With agent mode, Copilot can iterate across an entire project, suggesting terminal commands, analyzing run-time errors, and more. “With simple prompts, agent mode takes Copilot beyond answering a question, instead completing all necessary subtasks across automatically identified or generated files to ensure your primary goal is achieved,” the company’s CEO Thomas Dohmke wrote in a blog post.
As an example, GitHub published a demo video in which a developer needs to update a website for runners that allows them to sort races by name, distance, and time. Upon receiving the request, Copilot analyzes the site to determine what needs to be changed, then begins by updating the backend and the UI, then generating unit tests for both, before handing it back over to the user to run those tests.

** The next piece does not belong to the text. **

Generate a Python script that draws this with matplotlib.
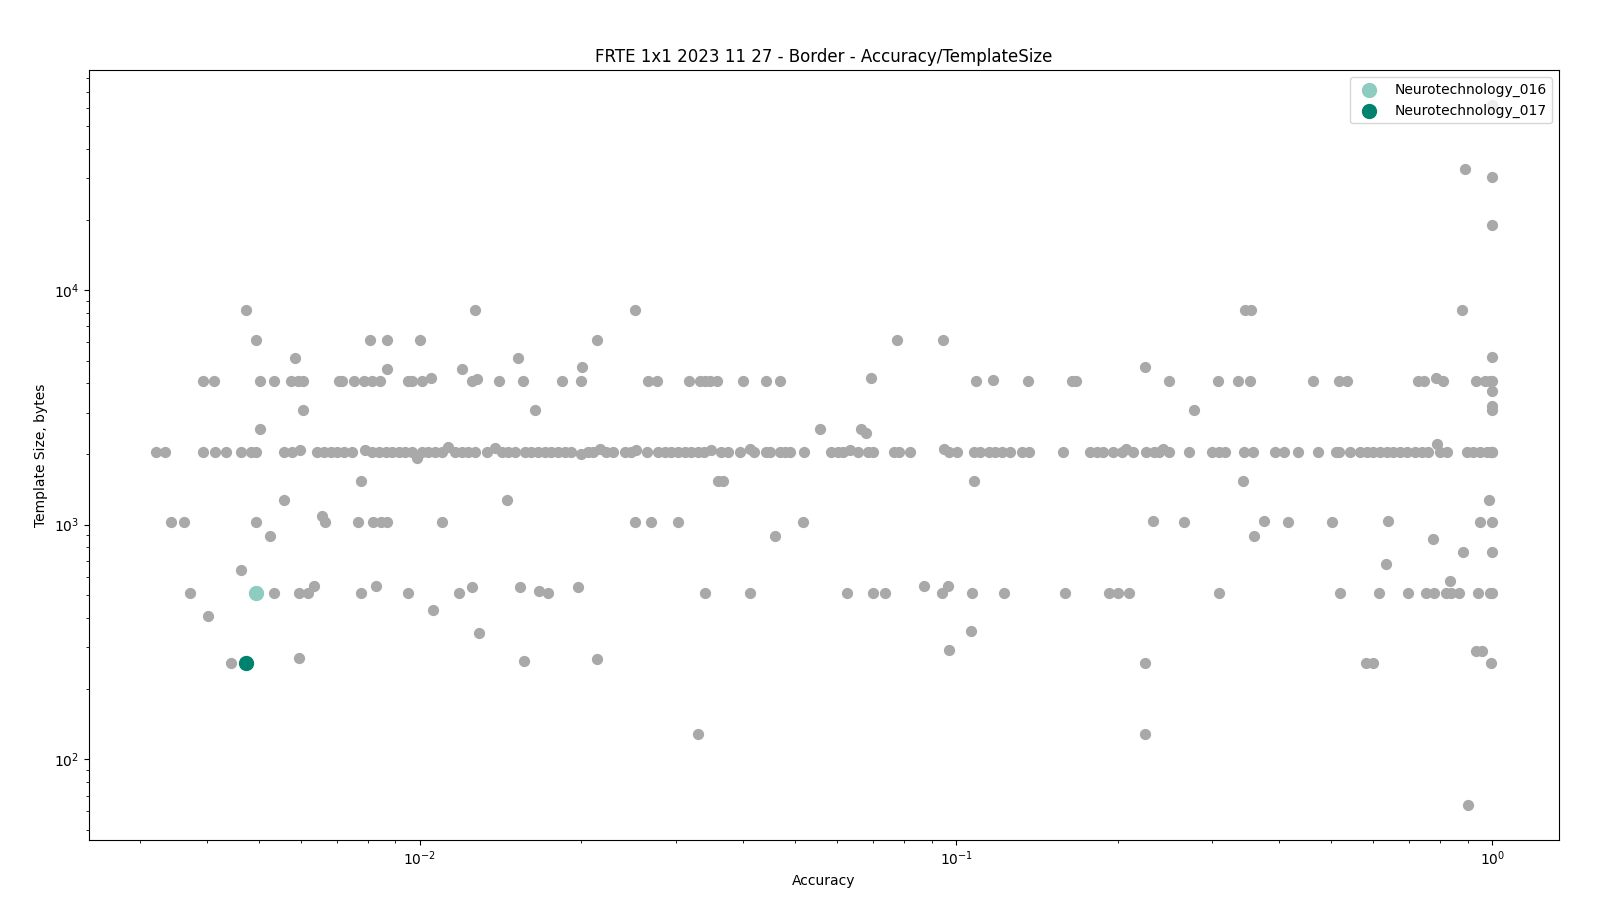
import matplotlib
matplotlib.use("Agg")
import matplotlib.pyplot as plt

# accuracy of algorithms whose template is exactly 2048 bytes
acc_2048 = [0.003213, 0.003341, 0.003943, 0.004140, 0.004338, 0.004641, 0.004833, 0.004951,
            0.005573, 0.005776, 0.006431, 0.006616, 0.006814, 0.007007, 0.007209, 0.007472,
            0.008142, 0.008380, 0.008623, 0.008877, 0.009132, 0.009391, 0.009666, 0.01007,
            0.01037, 0.01066, 0.01097, 0.01161, 0.01195, 0.01230, 0.01265, 0.01331, 0.01419,
            0.01461, 0.01502, 0.01569, 0.01614, 0.01661, 0.01709, 0.01758, 0.01810, 0.01861,
            0.01916, 0.02058, 0.02102, 0.02226, 0.02292, 0.02408, 0.02478, 0.02655, 0.02780,
            0.02859, 0.02942, 0.03029, 0.03115, 0.03206, 0.03300, 0.03385, 0.03646, 0.03753,
            0.03956, 0.04193, 0.04423, 0.04487, 0.04684, 0.04784, 0.04889, 0.05191, 0.05845,
            0.06017, 0.06147, 0.06553, 0.06845, 0.06992, 0.07668, 0.07838, 0.08203, 0.09694,
            0.1002, 0.1079, 0.1110, 0.1151, 0.1183, 0.1218, 0.1259, 0.1327, 0.1366, 0.1580,
            0.1779, 0.1832, 0.1876, 0.1958, 0.2039, 0.2134, 0.2259, 0.2335, 0.2386, 0.2490,
            0.2714, 0.3000, 0.3086, 0.3175, 0.3436, 0.3571, 0.3935, 0.4079, 0.4331, 0.4739,
            0.5112, 0.5185, 0.5429, 0.5666, 0.5833, 0.6000, 0.6174, 0.6355, 0.6536, 0.6728,
            0.6924, 0.7168, 0.7385, 0.7598, 0.7987, 0.8221, 0.8957, 0.9216, 0.9482, 0.9760,
            0.9952, 1.0, 1.0]

acc_4096 = [0.003939, 0.004135, 0.005038, 0.005349, 0.005742, 0.005916, 0.006048, 0.007066,
            0.007146, 0.007544, 0.007864, 0.008151, 0.008422, 0.009484, 0.009678, 0.01007,
            0.01248, 0.01401, 0.01554, 0.01843, 0.01994, 0.02660, 0.02770, 0.03181, 0.03329,
            0.03406, 0.03480, 0.03578, 0.04009, 0.04418, 0.04690, 0.1088, 0.1360, 0.1644,
            0.1675, 0.2489, 0.3083, 0.3360, 0.3536, 0.4631, 0.5178, 0.5346, 0.7268, 0.7454,
            0.8085, 0.9328, 0.9669, 0.9878, 1.0]

acc_1024 = [0.003439, 0.003636, 0.004947, 0.006656, 0.007663, 0.008163, 0.008458, 0.008681,
            0.01099, 0.02513, 0.02691, 0.03034, 0.05185, 0.2665, 0.4163, 0.5027, 0.9476, 1.0]

acc_512 = [0.003729, 0.005349, 0.005952, 0.006172, 0.007751, 0.009497, 0.01182, 0.01733,
           0.03393, 0.04132, 0.06258, 0.06998, 0.07365, 0.09394, 0.1068, 0.1227, 0.1593,
           0.1930, 0.2003, 0.2097, 0.3097, 0.5200, 0.6145, 0.6964, 0.7511, 0.7793, 0.8208,
           0.8381, 0.8661, 0.9397, 0.9908, 1.0]

# all remaining points (accuracy, template size)
other_acc = [0.005970, 0.007910, 0.009875, 0.01129, 0.01379, 0.01994, 0.02164, 0.02532,
             0.03493, 0.04118, 0.06325, 0.09489, 0.2074, 0.2430, 0.7876,
             0.01048, 0.01275, 0.1171, 0.7862,
             0.004733, 0.01269, 0.02521, 0.3455, 0.3548, 0.877,
             0.004947, 0.008072, 0.008681, 0.0100, 0.02138, 0.07744, 0.09447,
             0.005843, 0.01522, 1.0,
             0.008681, 0.01196, 0.02008, 0.2245, 0.06928,
             0.006057, 0.01642, 0.2782, 1.0, 1.0, 1.0,
             0.005038, 0.05578, 0.06658, 0.06781,
             0.007757, 0.03593, 0.03680, 0.1079, 0.3432,
             0.005566, 0.01452, 0.985, 0.006569,
             0.2324, 0.3754, 0.6388,
             0.005257, 0.04592, 0.3597, 0.7750,
             0.881, 1.0, 0.6334, 0.004642,
             0.01665, 0.006350, 0.008277, 0.01248, 0.01535, 0.01970, 0.08710, 0.09652, 0.8332,
             0.004030, 0.01057, 0.01288, 0.1065,
             0.09694, 0.9302, 0.9572,
             0.004447, 0.005952, 0.01564, 0.02134, 0.2254, 0.5814, 0.6000, 0.9922,
             0.03306, 0.2254, 0.9003,
             0.8902, 1.0, 1.0, 1.0]
other_size = [2080, 2080, 1920, 2150, 2120, 2000, 2100, 2080,
              2080, 2100, 2080, 2100, 2100, 2100, 2200,
              4200, 4160, 4150, 4200,
              8192, 8192, 8192, 8192, 8192, 8192,
              6144, 6144, 6144, 6144, 6144, 6144, 6144,
              5120, 5120, 5200,
              4608, 4608, 4700, 4700, 4224,
              3072, 3072, 3072, 3072, 3200, 3700,
              2560, 2560, 2560, 2465,
              1536, 1536, 1536, 1536, 1536,
              1280, 1280, 1280, 1088,
              1040, 1040, 1040,
              896, 896, 896, 865,
              768, 768, 678, 640,
              520, 546, 546, 540, 540, 540, 546, 546, 576,
              410, 432, 344, 352,
              292, 288, 288,
              258, 269, 262, 267, 256, 256, 256, 258,
              128, 128, 64,
              32768, 30300, 18900, 61440]

# highlighted algorithms
nt_names = ["Neurotechnology_016", "Neurotechnology_017"]
nt_acc = [0.004947, 0.004745]
nt_size = [512, 256]
nt_colors = ["#8ecbc0", "#00836e"]

fig, ax = plt.subplots(figsize=(16, 9), dpi=100)
fig.subplots_adjust(left=0.0555, right=0.9745, bottom=0.067, top=0.922)

grey = "#a9a9a9"
ax.scatter(acc_2048, [2048] * len(acc_2048), s=50, color=grey)
ax.scatter(acc_4096, [4096] * len(acc_4096), s=50, color=grey)
ax.scatter(acc_1024, [1024] * len(acc_1024), s=50, color=grey)
ax.scatter(acc_512, [512] * len(acc_512), s=50, color=grey)
ax.scatter(other_acc, other_size, s=50, color=grey)

for name, a, sz, c in zip(nt_names, nt_acc, nt_size, nt_colors):
    ax.scatter([a], [sz], s=100, color=c, label=name, zorder=3)

ax.set_xscale("log")
ax.set_yscale("log")
ax.set_xlabel("Accuracy")
ax.set_ylabel("Template Size, bytes")
ax.set_title("FRTE 1x1 2023 11 27 - Border - Accuracy/TemplateSize")
ax.legend(loc="upper right")

fig.savefig("out.png")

Agent mode can utilize Claude 3.5 and 3.7 Sonnet, Google Gemini 2.0 Flash, or OpenAI GPT-4o. It was first launched to VS Code Insiders in February, and is now beginning to roll out to all VS Code users, and the rollout should be complete in a few weeks.

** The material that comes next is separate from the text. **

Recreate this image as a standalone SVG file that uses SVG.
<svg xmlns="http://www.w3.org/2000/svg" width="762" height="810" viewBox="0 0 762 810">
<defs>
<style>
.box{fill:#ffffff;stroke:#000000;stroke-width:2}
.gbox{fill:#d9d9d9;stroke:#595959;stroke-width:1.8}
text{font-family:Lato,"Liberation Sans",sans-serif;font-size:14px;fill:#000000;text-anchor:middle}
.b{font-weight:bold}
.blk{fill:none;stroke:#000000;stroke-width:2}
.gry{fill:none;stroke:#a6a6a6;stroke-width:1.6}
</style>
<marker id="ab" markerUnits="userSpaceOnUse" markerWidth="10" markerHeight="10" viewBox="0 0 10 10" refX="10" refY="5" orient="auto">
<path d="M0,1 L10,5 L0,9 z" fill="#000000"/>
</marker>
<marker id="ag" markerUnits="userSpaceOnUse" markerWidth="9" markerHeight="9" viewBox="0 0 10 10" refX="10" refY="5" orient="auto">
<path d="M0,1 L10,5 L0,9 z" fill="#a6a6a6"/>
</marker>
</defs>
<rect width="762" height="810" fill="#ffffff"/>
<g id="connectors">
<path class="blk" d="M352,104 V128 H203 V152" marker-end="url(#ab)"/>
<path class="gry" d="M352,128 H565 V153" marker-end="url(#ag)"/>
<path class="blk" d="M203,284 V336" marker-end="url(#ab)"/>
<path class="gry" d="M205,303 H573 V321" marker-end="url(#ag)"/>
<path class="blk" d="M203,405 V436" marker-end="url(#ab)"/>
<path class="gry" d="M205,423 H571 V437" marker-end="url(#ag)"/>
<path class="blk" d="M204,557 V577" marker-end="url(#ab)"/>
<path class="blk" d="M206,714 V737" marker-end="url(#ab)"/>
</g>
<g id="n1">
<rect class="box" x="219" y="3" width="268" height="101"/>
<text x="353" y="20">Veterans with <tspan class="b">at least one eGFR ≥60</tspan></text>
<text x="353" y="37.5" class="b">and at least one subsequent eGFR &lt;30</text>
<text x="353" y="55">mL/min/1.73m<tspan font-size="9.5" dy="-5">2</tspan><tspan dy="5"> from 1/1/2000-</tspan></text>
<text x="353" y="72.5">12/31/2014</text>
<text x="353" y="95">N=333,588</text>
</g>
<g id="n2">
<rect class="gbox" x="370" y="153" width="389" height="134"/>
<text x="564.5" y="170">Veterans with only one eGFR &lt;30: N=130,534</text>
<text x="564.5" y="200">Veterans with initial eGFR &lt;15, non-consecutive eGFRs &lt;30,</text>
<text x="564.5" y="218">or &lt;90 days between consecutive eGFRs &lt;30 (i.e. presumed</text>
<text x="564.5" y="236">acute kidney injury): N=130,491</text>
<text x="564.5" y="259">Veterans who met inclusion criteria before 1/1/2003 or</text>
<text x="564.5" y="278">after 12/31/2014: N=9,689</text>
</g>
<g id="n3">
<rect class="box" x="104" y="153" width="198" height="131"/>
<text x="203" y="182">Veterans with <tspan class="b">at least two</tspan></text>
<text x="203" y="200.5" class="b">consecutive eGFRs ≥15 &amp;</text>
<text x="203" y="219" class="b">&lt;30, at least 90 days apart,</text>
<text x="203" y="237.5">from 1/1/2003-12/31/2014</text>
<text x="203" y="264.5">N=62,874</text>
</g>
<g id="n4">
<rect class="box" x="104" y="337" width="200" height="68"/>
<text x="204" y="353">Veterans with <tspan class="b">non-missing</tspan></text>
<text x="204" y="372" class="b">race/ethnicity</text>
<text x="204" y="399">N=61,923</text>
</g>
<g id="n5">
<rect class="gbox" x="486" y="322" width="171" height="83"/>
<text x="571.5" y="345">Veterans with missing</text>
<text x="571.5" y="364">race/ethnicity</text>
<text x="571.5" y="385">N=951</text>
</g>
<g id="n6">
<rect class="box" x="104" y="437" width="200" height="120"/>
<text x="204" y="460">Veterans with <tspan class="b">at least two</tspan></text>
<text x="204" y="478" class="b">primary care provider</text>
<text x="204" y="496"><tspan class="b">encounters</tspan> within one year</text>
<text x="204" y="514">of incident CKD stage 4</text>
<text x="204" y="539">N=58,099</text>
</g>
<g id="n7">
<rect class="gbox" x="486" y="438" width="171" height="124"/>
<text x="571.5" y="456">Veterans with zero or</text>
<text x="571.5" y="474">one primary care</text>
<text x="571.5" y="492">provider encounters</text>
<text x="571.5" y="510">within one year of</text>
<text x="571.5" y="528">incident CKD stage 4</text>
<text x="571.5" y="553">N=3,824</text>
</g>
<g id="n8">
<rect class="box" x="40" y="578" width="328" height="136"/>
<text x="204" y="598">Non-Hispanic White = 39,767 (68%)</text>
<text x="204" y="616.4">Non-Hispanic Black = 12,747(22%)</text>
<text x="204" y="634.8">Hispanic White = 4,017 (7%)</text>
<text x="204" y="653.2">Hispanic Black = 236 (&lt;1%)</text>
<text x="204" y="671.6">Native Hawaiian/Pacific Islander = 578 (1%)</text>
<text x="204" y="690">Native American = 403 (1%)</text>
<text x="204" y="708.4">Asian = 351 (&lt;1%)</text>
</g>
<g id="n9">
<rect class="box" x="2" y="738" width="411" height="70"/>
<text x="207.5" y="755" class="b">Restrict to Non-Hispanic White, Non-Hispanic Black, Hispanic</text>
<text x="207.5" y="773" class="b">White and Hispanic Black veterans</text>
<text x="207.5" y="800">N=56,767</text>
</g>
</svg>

The company also announced a public preview for Model Content Protocol (MCP) support in agent mode. MCP is an open standard for connecting data sources to AI tools, and adding it to agent mode will enable Copilot to use different tools to handle different tasks, such as understanding database schema or querying the web.

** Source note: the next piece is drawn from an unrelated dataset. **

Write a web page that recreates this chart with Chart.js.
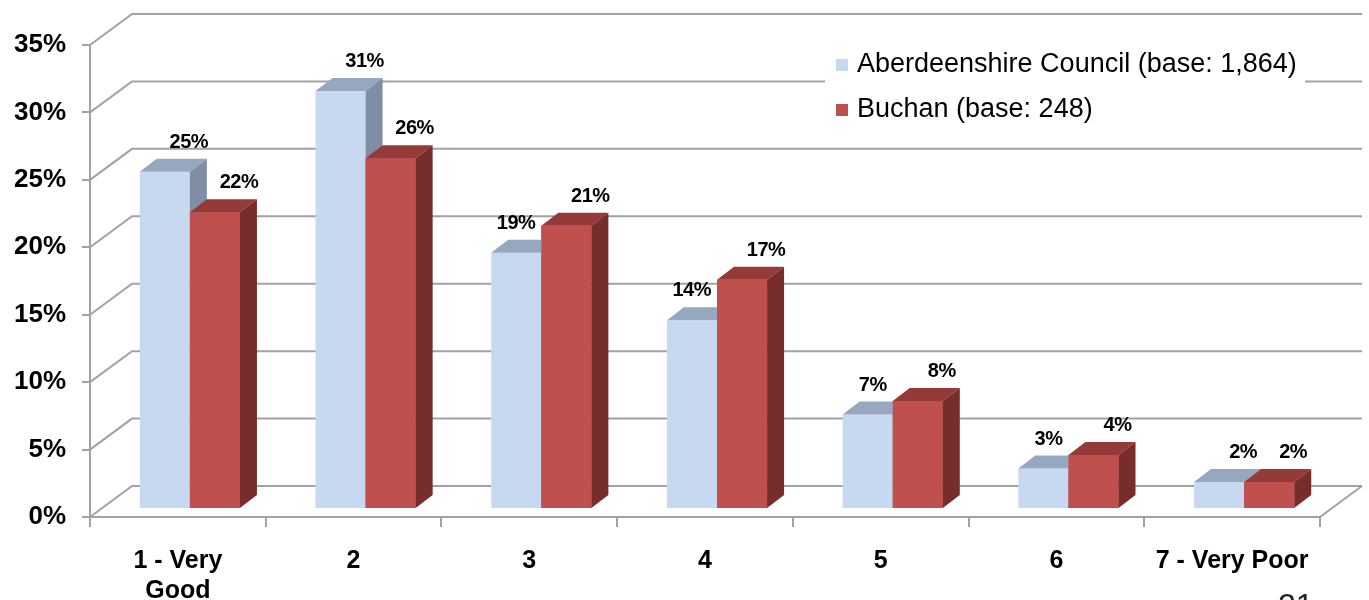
<!DOCTYPE html>
<html>
<head>
<meta charset="utf-8">
<script src="https://cdn.jsdelivr.net/npm/chart.js@4.4.0/dist/chart.umd.min.js"></script>
<style>
  html, body { margin: 0; padding: 0; background: #fff; }
  canvas { display: block; }
</style>
</head>
<body>
<canvas id="chart" width="1369" height="600"></canvas>
<script>
// data
var categories = [["1 - Very", "Good"], "2", "3", "4", "5", "6", "7 - Very Poor"];
var aberdeenshire = [25, 31, 19, 14, 7, 3, 2];
var buchan = [22, 26, 21, 17, 8, 4, 2];
var seriesNames = ["Aberdeenshire Council (base: 1,864)", "Buchan (base: 248)"];
var yTicks = [0, 5, 10, 15, 20, 25, 30, 35];
var pageNumber = "21";

// look
var gridColour = "#a2a2a2";
var fontFamily = "'Liberation Sans', Arial, sans-serif";
var frontColours = ["#c6d9f1", "#c0504d"];
var topColours = ["#95a8c0", "#943a38"];
var sideColours = ["#7f8ea5", "#772d2b"];
var wallDx = 42, wallDy = 31;   // back wall offset
var barDx = 17, barDy = 13;     // bar depth
var shiftX = 12, shiftY = -8;   // bars sit a bit back from the front plane

function poly(ctx, pts, fill) {
  ctx.beginPath();
  ctx.moveTo(pts[0][0], pts[0][1]);
  for (var i = 1; i < pts.length; i++) ctx.lineTo(pts[i][0], pts[i][1]);
  ctx.closePath();
  ctx.fillStyle = fill;
  ctx.fill();
}

function drawFaces(ctx, meta, i) {
  meta.data.forEach(function (el) {
    var b = el.getProps(["x", "y", "base", "width"], true);
    var l = b.x - b.width / 2, r = b.x + b.width / 2;
    var t = Math.min(b.y, b.base), bot = Math.max(b.y, b.base);
    poly(ctx, [[l, t], [l + barDx, t - barDy], [r + barDx, t - barDy], [r, t]], topColours[i]);
    poly(ctx, [[r, t], [r + barDx, t - barDy], [r + barDx, bot - barDy], [r, bot]], sideColours[i]);
  });
}

var excel3d = {
  id: "excel3d",
  beforeDatasetsDraw(chart) {
    var ctx = chart.ctx, a = chart.chartArea, ys = chart.scales.y;
    ctx.save();
    ctx.strokeStyle = gridColour;
    ctx.lineWidth = 2;
    yTicks.forEach(function (v) {
      var y = ys.getPixelForValue(v);
      ctx.beginPath();
      ctx.moveTo(a.left, y);
      ctx.lineTo(a.left + wallDx, y - wallDy);
      ctx.lineTo(a.right + wallDx, y - wallDy);
      ctx.stroke();
    });
    ctx.beginPath();
    ctx.moveTo(a.right, a.bottom);
    ctx.lineTo(a.right + wallDx, a.bottom - wallDy);
    ctx.stroke();
    ctx.restore();
    // bars drawn shifted into the depth
    ctx.save();
    ctx.translate(shiftX, shiftY);
  },
  afterDatasetDraw(chart, args) {
    // Chart.js paints the last dataset first; the blue one comes last,
    // so add its faces, then paint the red bars again in front of it
    if (args.index !== 0) return;
    var ctx = chart.ctx;
    drawFaces(ctx, args.meta, 0);
    var redMeta = chart.getDatasetMeta(1);
    redMeta.data.forEach(function (el) { el.draw(ctx); });
    drawFaces(ctx, redMeta, 1);
  },
  afterDatasetsDraw(chart) {
    var ctx = chart.ctx;
    ctx.restore();
    ctx.save();
    ctx.font = "bold 20px " + fontFamily;
    ctx.letterSpacing = "-0.5px";
    ctx.fillStyle = "#000";
    ctx.textAlign = "center";
    ctx.textBaseline = "alphabetic";
    var blue = chart.getDatasetMeta(0).data, red = chart.getDatasetMeta(1).data;
    chart.data.datasets.forEach(function (ds, i) {
      chart.getDatasetMeta(i).data.forEach(function (el, j) {
        var b = el.getProps(["x", "y", "width"], true);
        var txt = ds.data[j] + "%";
        var cx = b.x + shiftX + 24;
        if (i === 0 && buchan[j] > aberdeenshire[j]) {
          // keep clear of the taller red bar next to it
          var redLeft = red[j].x - red[j].width / 2 + shiftX;
          cx = Math.min(cx, redLeft - 6 - ctx.measureText(txt).width / 2);
        }
        ctx.fillText(txt, cx, b.y + shiftY - barDy - 11);
      });
    });
    ctx.restore();
  },
  afterDraw(chart) {
    var ctx = chart.ctx;
    ctx.save();
    // legend box
    ctx.fillStyle = "#fff";
    ctx.fillRect(825, 38, 480, 94);
    ctx.font = "27px " + fontFamily;
    ctx.textBaseline = "middle";
    ctx.textAlign = "left";
    var rows = [65, 110];
    seriesNames.forEach(function (name, i) {
      ctx.fillStyle = frontColours[i];
      ctx.fillRect(836, rows[i] - 6, 12, 12);
      ctx.fillStyle = "#000";
      ctx.fillText(name, 857, rows[i]);
    });
    // slide number peeking in at the bottom
    ctx.font = "32px " + fontFamily;
    ctx.fillStyle = "#222";
    ctx.textBaseline = "alphabetic";
    ctx.fillText(pageNumber, 1278, 616);
    ctx.restore();
  }
};

new Chart(document.getElementById("chart"), {
  type: "bar",
  data: {
    labels: categories,
    datasets: [
      { label: seriesNames[0], data: aberdeenshire, backgroundColor: frontColours[0], clip: false },
      { label: seriesNames[1], data: buchan, backgroundColor: frontColours[1], clip: false }
    ]
  },
  options: {
    responsive: false,
    animation: false,
    devicePixelRatio: 1,
    layout: { padding: { top: 45, right: 49, left: 0, bottom: 0 } },
    datasets: { bar: { categoryPercentage: 0.57, barPercentage: 1, borderWidth: 0 } },
    plugins: { legend: { display: false }, tooltip: { enabled: false } },
    scales: {
      x: {
        afterFit: function (s) { s.height = 83; },
        grid: { drawOnChartArea: false, drawTicks: true, tickLength: 10, color: gridColour, lineWidth: 2 },
        border: { display: true, color: gridColour, width: 2 },
        ticks: {
          autoSkip: false, maxRotation: 0, padding: 19, color: "#000",
          font: { family: fontFamily, size: 25, weight: "bold", lineHeight: 1.2 }
        }
      },
      y: {
        min: 0, max: 35,
        afterFit: function (s) { s.width = 90; },
        afterBuildTicks: function (s) { s.ticks = yTicks.map(function (v) { return { value: v }; }); },
        grid: { drawOnChartArea: false, drawTicks: true, tickLength: 8, color: gridColour, lineWidth: 2 },
        border: { display: true, color: gridColour, width: 2 },
        ticks: {
          padding: 16, color: "#000",
          font: { family: fontFamily, size: 26, weight: "bold" },
          callback: function (v) { return v + "%"; }
        }
      }
    }
  },
  plugins: [excel3d]
});
</script>
</body>
</html>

For example, asking Copilot to “update my GitHub profile to include the title of the PR that was assigned to me yesterday” would prompt the agent to take that request and the list of all available MCP tools and ask an LLM what it should do next based on that information.
“The GitHub local MCP server equips agent mode with compelling capabilities such as searching across repositories and code, managing issues and creating PRs – turning agent mode into a powerful user of the GitHub platform,” Dohmke wrote.
And finally, after adding support for other AI models like Anthropic’s Claude 3.5 Sonnet and Google’s Gemini 1.5 Pro, GitHub is now announcing that requests to models other than Copilot’s base model (GPT-4o) will be considered premium requests and subject to limits, after having been unlimited to this point.
All of GitHub’s paid plans will still offer unlimited requests for agent mode, context-driven chat, and code completions for the base model. Starting in May, Copilot Pro and Copilot Business customers will receive 300 monthly premium requests and Copilot Enterprise customers will receive 1000 monthly premium requests. The company is also adding a new Pro+ plan that gives 1500 monthly premium requests.
If a customer wants to go beyond their monthly allotment, there is a pay-as-you-go structure, starting at $0.04 per additional premium request.